• Exercise
Your task is to write out only the lines running from the line with "Output the Python" to the line with "from bokeh.resources import INLINE", both ends kept, with no images.

• Source data

□ □ □

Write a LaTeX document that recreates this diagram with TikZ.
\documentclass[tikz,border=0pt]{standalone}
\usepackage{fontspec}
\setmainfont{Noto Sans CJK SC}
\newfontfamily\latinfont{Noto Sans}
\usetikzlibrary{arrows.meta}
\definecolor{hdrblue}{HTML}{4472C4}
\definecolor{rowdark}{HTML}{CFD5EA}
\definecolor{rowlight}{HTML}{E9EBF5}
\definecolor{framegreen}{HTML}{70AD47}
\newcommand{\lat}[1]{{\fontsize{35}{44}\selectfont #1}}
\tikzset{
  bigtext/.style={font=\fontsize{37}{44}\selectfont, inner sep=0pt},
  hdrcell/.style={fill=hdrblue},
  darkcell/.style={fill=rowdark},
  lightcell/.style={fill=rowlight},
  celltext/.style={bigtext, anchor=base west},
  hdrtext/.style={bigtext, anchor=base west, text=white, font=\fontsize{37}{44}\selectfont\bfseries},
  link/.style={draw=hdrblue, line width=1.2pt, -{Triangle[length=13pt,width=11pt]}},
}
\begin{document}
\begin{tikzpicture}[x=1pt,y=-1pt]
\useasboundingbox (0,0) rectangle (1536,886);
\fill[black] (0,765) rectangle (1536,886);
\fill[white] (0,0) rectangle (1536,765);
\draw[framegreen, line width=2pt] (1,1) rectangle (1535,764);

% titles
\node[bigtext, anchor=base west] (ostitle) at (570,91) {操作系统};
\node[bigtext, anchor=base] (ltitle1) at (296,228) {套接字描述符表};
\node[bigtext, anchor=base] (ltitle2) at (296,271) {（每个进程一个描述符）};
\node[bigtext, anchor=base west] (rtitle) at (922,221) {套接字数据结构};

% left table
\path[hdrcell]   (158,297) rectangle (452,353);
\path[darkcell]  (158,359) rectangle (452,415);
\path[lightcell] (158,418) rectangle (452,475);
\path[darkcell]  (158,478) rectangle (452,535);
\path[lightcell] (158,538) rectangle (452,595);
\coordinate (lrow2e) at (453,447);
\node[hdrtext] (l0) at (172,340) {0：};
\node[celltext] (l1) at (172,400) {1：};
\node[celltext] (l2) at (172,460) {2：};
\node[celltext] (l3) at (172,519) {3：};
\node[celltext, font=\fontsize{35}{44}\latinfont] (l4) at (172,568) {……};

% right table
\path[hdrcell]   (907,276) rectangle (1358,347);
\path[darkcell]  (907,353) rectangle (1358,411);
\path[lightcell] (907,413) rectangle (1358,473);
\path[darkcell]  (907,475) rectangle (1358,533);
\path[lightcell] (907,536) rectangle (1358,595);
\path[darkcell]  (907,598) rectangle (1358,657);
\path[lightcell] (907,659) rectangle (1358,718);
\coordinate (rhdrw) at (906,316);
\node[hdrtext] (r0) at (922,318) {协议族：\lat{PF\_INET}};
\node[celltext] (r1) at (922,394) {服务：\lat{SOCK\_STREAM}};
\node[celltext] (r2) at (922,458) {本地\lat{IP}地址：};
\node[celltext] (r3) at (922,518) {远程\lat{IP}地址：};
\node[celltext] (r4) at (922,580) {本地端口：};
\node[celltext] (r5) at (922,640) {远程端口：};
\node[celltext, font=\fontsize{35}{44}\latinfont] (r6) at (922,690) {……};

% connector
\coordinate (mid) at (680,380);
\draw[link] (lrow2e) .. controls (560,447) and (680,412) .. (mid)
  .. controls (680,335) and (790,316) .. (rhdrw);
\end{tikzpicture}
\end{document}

□ □ □

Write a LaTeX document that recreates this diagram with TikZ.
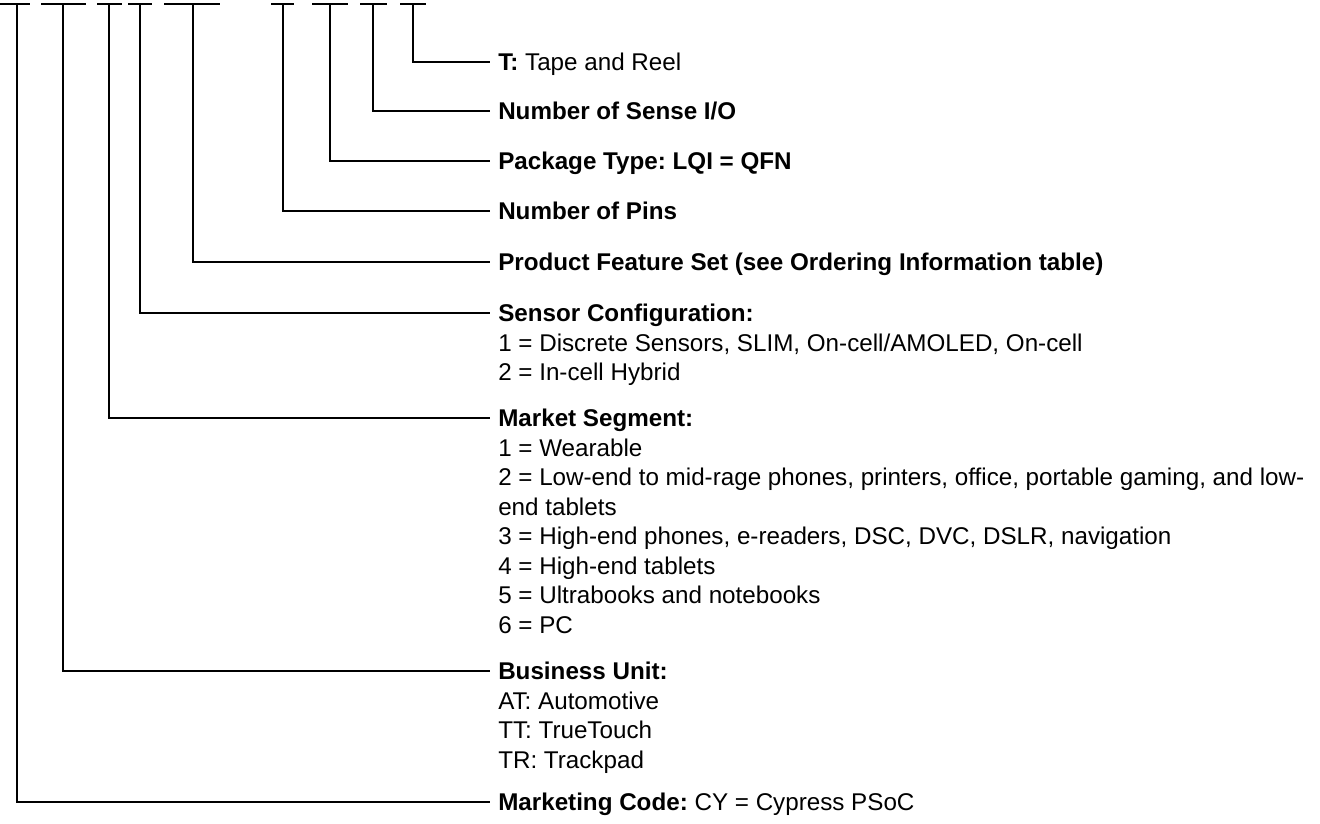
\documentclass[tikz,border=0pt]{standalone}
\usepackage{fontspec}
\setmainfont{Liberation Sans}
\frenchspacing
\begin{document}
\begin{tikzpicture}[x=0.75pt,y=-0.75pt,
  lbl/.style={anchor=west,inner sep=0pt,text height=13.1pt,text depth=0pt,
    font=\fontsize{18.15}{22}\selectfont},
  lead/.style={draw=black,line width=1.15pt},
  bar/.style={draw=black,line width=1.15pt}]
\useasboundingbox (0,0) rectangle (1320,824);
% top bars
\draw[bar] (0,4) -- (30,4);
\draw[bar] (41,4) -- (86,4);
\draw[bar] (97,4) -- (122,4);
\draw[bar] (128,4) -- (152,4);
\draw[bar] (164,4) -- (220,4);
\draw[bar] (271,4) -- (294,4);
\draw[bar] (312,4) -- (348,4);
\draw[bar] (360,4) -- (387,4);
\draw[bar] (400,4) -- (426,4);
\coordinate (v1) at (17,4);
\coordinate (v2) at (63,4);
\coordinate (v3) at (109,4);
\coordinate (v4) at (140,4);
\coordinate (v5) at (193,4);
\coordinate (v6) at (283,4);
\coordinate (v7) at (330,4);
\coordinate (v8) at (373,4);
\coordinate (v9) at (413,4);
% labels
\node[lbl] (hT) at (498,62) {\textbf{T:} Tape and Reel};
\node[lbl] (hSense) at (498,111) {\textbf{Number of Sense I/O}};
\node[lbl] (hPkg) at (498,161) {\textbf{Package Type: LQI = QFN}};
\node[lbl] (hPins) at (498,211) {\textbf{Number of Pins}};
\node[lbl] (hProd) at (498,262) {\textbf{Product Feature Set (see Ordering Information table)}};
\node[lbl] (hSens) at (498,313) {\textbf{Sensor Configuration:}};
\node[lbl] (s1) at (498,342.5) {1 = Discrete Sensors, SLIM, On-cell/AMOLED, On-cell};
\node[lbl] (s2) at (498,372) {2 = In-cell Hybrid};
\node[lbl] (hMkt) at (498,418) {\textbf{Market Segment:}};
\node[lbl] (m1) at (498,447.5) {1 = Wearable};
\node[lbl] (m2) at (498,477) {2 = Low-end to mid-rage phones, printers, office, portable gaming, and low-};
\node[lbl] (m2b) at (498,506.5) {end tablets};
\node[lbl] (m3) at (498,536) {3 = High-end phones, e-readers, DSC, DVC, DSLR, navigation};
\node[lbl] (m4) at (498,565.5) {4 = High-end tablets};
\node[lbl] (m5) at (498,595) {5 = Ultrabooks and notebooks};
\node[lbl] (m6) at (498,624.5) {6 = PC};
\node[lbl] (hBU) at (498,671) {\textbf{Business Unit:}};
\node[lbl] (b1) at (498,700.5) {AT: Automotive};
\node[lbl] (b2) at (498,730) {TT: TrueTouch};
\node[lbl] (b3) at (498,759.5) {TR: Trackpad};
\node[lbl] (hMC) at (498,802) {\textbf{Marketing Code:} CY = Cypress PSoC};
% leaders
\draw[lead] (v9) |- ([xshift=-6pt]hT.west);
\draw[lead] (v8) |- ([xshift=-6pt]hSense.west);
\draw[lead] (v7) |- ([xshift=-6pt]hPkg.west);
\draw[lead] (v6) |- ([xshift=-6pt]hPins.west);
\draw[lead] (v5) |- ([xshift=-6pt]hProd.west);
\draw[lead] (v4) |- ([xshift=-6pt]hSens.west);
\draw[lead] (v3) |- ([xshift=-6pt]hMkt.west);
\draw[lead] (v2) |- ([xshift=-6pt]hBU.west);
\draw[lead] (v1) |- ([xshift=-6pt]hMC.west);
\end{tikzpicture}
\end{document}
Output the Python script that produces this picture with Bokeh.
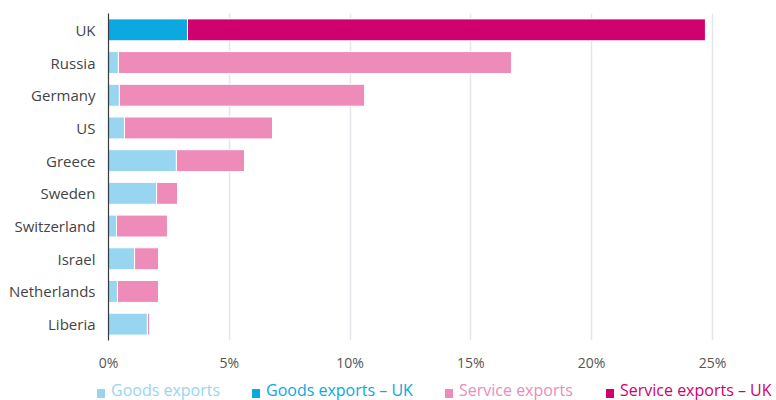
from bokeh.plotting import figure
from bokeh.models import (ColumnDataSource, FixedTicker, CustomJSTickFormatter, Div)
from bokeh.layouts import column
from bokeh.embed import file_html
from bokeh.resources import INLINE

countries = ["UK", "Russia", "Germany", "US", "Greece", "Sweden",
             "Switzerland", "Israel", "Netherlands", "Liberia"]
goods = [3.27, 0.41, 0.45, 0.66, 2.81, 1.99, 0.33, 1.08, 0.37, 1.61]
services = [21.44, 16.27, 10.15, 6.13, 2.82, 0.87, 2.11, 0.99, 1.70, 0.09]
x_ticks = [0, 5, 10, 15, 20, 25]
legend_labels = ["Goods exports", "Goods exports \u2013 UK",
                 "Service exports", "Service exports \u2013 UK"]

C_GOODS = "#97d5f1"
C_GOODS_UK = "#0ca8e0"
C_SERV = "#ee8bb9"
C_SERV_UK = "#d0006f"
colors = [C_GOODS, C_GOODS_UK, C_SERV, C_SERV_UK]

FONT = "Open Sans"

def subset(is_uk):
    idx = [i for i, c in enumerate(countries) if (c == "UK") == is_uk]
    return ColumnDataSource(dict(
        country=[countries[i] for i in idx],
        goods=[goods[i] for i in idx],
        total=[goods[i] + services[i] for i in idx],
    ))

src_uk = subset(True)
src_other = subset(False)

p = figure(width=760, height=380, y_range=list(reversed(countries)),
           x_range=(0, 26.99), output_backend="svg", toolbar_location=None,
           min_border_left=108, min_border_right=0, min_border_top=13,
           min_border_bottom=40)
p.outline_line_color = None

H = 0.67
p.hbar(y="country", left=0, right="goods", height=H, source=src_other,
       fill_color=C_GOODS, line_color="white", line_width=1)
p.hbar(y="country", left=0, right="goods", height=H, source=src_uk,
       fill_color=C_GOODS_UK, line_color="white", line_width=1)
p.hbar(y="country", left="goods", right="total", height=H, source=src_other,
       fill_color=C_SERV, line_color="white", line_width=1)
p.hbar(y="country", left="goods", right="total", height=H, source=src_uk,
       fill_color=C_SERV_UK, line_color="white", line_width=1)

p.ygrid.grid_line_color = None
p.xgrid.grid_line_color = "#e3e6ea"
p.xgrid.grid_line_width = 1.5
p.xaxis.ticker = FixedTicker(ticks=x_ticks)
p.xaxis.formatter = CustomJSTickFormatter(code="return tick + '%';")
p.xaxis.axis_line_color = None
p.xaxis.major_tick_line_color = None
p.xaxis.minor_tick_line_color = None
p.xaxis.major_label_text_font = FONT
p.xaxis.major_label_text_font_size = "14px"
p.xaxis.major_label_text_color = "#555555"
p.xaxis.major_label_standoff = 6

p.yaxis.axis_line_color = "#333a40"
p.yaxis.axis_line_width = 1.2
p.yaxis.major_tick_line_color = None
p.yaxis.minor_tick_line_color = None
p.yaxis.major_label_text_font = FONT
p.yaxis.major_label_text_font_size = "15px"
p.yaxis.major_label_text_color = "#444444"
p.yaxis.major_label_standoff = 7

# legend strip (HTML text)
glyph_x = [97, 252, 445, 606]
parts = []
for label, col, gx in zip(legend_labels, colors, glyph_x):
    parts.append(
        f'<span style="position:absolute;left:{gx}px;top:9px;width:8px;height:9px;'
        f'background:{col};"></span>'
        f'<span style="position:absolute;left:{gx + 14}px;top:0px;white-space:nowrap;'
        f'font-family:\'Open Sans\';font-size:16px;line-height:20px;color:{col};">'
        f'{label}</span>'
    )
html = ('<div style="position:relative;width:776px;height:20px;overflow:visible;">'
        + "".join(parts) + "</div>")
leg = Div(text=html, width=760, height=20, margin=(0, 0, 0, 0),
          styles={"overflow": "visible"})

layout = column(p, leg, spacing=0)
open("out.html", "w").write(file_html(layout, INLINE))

□ □ □

• Answer in full
Output the Python script that produces this picture with Bokeh.
from bokeh.plotting import figure
from bokeh.models import (ColumnDataSource, FixedTicker, CustomJSTickFormatter, Div)
from bokeh.layouts import column
from bokeh.embed import file_html
from bokeh.resources import INLINE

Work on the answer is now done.